At night, Chaplin could hear the coyotes howling. Here was a poor boy from London who shuddered at the very thought of coyotes, but to Fairbanks it was all impossibly romantic. So Chaplin stayed.

After they married, Fairbanks and Pickford added another wing to the house and a second floor, and they ripped out most of the interior walls. Fairbanks’s plans were as grand as his movies, and he grew restless because the process was taking so long. So he moved in lights from his movie studio and hired enough workers for three eight-hour shifts. Fairbanks also landscaped the property beautifully, with hundreds of trees and shrubs, and added a
swimming pool complete with a miniature sandy beach. Below the house was a stable that held six horses.

Christening their new home Pickfair, the couple moved in, and the world began beating a path to Beverly Hills. The house was decorated in a sedate style—the carpeting in Pickford’s bedroom was a pale green, as were the silk curtains, while the dining room had a beamed ceiling, watered silk wallpaper, and a sideboard that held a good silver tea service.

The hall next to the living room had a beautiful terra-cotta tile floor for dancing, and the pale green of the bedroom was replicated in the living room, which had accents of yellow drapes, a couple of antique vases converted into lamps, and a nice Oriental rug over the hardwood floor.

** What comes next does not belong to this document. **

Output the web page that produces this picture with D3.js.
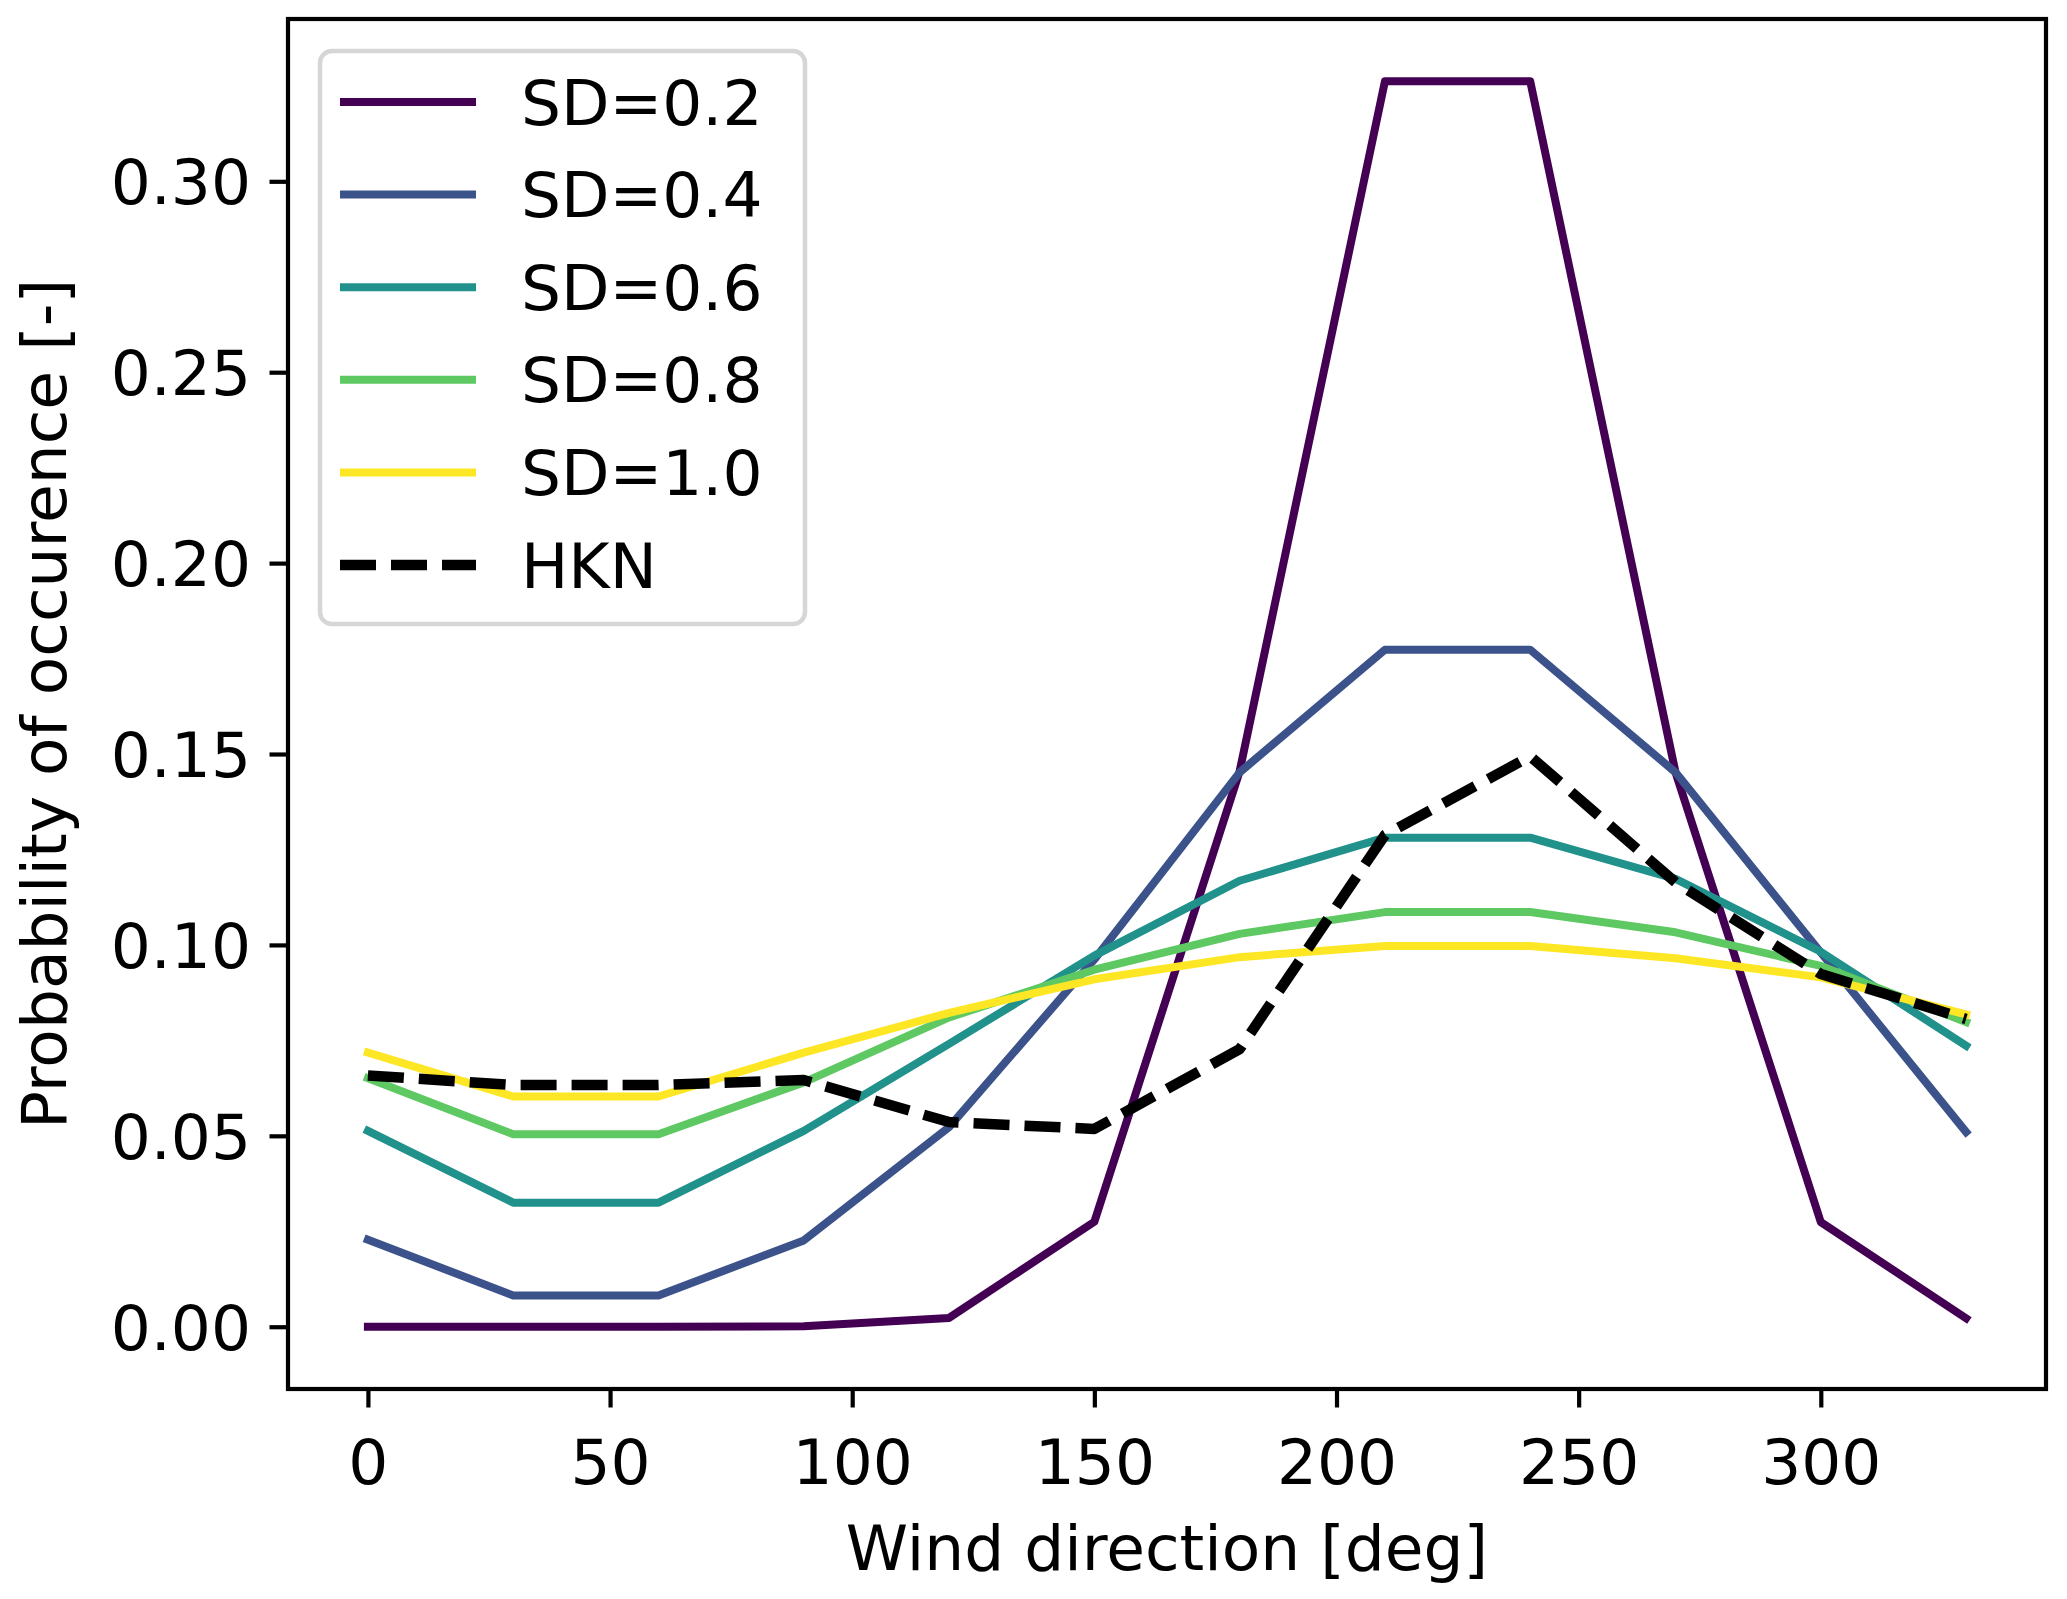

A lot of the furniture—all dark wood and heavily carved—came from Los Angeles department stores. Eventually, the house was redecorated in a more eighteenth-century French tradition, although Fairbanks’s enthusiasms virtually define the word “eclectic.” He spent a good deal of money on Frederic Remington paintings. Once he paid five thousand dollars—a fortune at the time—for a prize German shepherd, and was probably the first American movie star to develop a passion for English tailoring, about which more later.